The 10th proposition in Leibniz’s Discourse talks about how substance and its forms have basis in fact, but we should not rely on substance and its forms to explain the phenomenon and experiences.

First, I condone fully the existence of one substance (God) in Spinoza’s definition of it. There is a lot of foundation and basis in fact in substance. Because of this, substance has forms inside it and below it in a hierarchical style. Leibniz says that these substantial forms have no effect on the change or actions of the things that happen. This I disagree with. Substance and all its lower forms describes the universe as a whole. Changes that occur can be expressed in terms of what happened between substance, attribute, and mode. Any thing that happens in the universe can also be explained in terms of substance, attribute and mode.
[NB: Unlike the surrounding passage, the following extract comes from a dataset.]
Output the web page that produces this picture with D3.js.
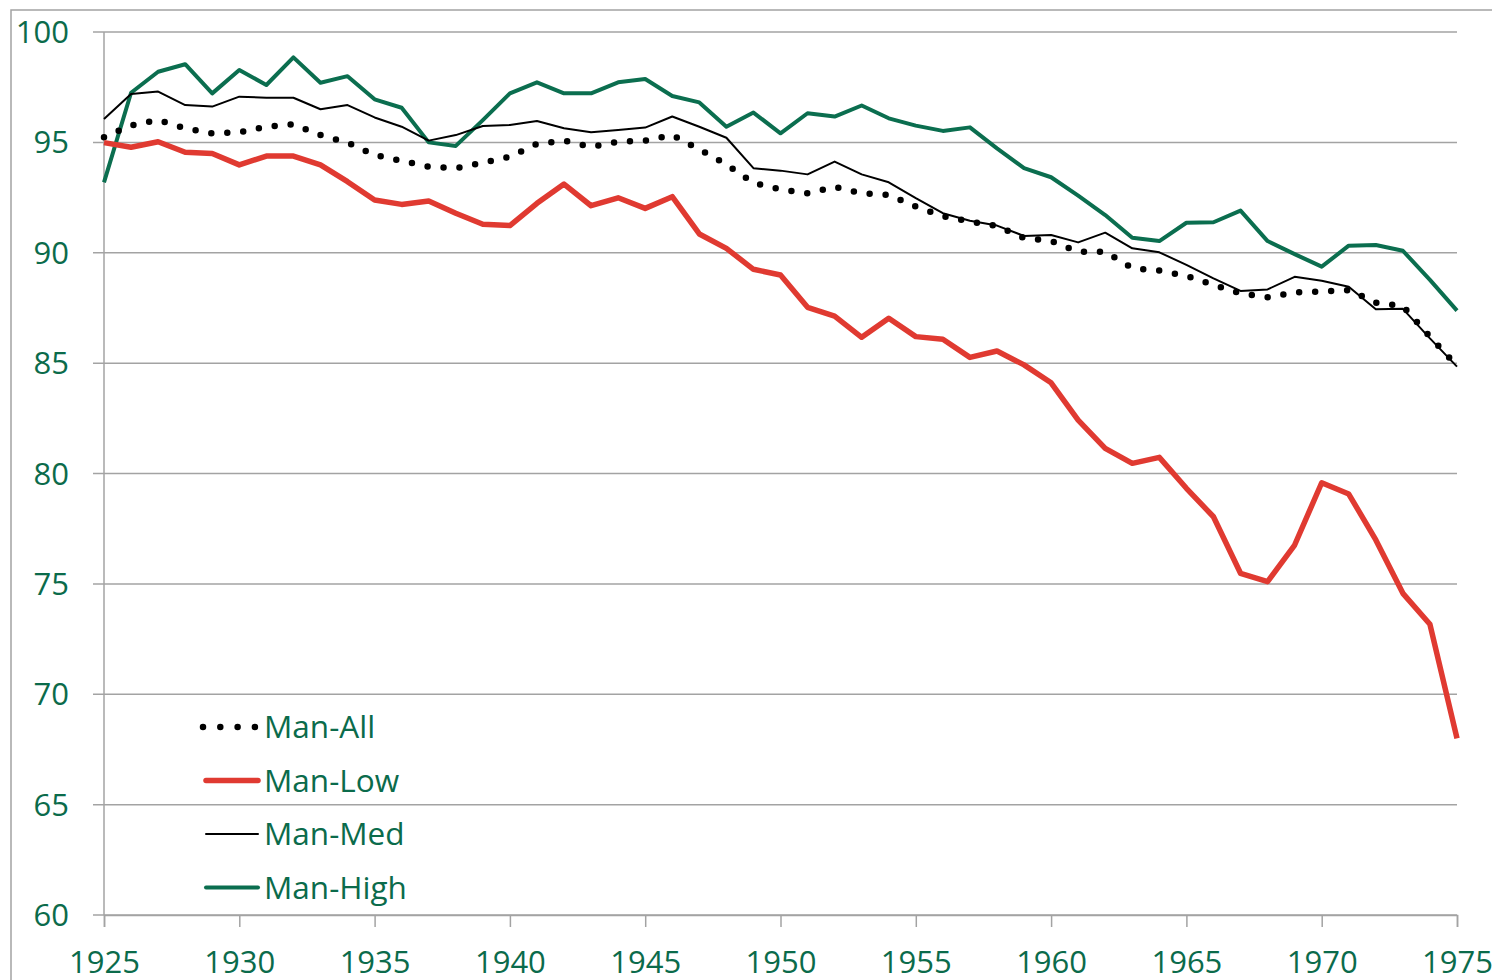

For example,  on September 11, many people died because of terrorism. People being modes, each person when dying, changes into a different kind of representation of the substance. A person that was Christian that died in 9/11 goes from being a high hierarchy mode to being a high hierarchy attribute ( modes are inferior forms representing the substance, while attributes show the essence of the substance). By this I mean that the Christian person dying goes from being a Christian person to becoming an angel in heaven. While, the terrorist that kills himself in the attempt at killing others goes from a low hierarchy mode to being a low hierarchy attribute. By this I mean that the Islamic terrorist goes from being a useless to God/the world mode, to being in hell with Satan in a low hierarchy attribute (hell and Satan are attributes because they too represent God, because God created them for a reason).

In propositions 6 through 10, there were actually some arguments I disagreed with that I had to oppose.

Thanks for your support. See you tomorrow.